Our next stop was at the end point of the greatest lava flow on earth since the end of the last Ice Age.
Then we found another lighthouse and a road to the beach.
We saw all these white birds in a field, which we think are some kind of goose due to all the honking. I also finally got a couple photos of the Icelandic horses, which are the size of a pony.
We decided we should probably start heading back. So we stopped to take a picture of one last river flowing into the ocean and off we went home.
We of course found a road we had not been on yet. We were following along the bottom of Lake Pringvallavatn.
Before we hit the main road we found a dirt road we had not taken. As we rounded a bend we saw in the distance steam coming up from a valley. As we got closer we noticed it was a geothermal plant. It was pumping hot water down to the cities and towns. The pipeline was quite interesting compared to the one in Alaska that we are used to. We followed the pipeline most of the way back to town.
Road in Iceland
On our way back to town the traffic was the worst we had seen. Everyone must have had our idea and left town for the day or the weekend and were going home.
We decided to leave the car at the apartment and walk downtown to find something to eat. We came upon a huge screen showing the world cup and people were sitting or standing watching it. I guess they are really into soccer over here.
We then headed to the Micro Bar because we had met the manager at one of the breweries we visited. It was well worth the stop. They have 14 taps and had about 5 pages of fine print bottle beers.
We also made a new friend there named Tobias from Sweden.

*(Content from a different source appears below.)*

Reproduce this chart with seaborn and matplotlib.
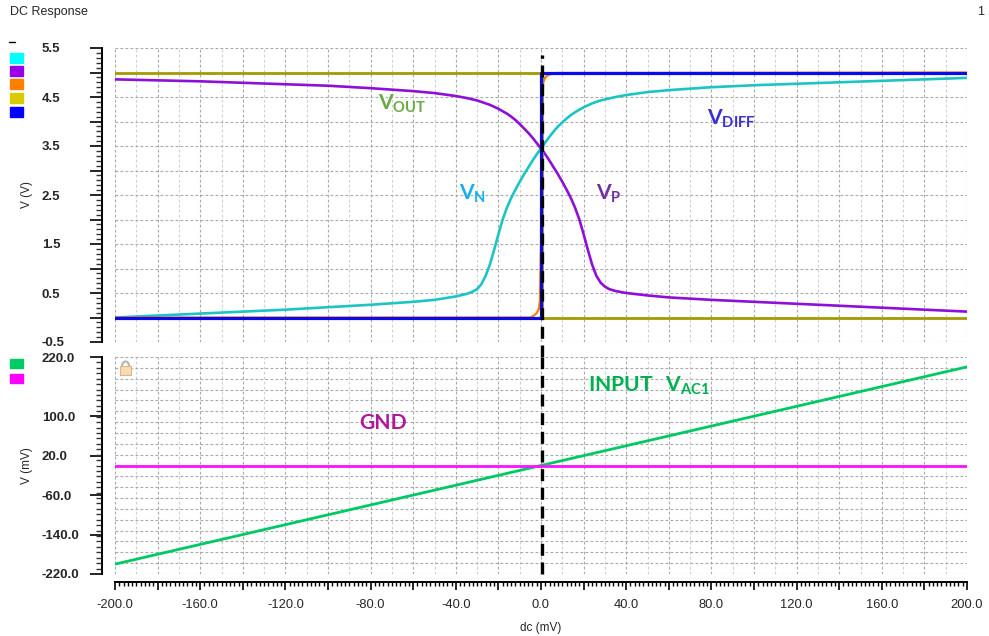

Hopefully, he will bring his family to Alaska some time. He did say it was on his bucket list.
Then off to dinner. I wanted to eat something truly Icelandic, Tobias recommended a tapa bar right by us. They had Icelandic food tapas, puffin, whale, lamb, lobster, blue ling, and char. Some of the food looked so good when it came to the table we started eating before I got a photo. Sorry about that. I do think that the food was probably a little more fancy than the normal Icelander would cook it but it was delicious.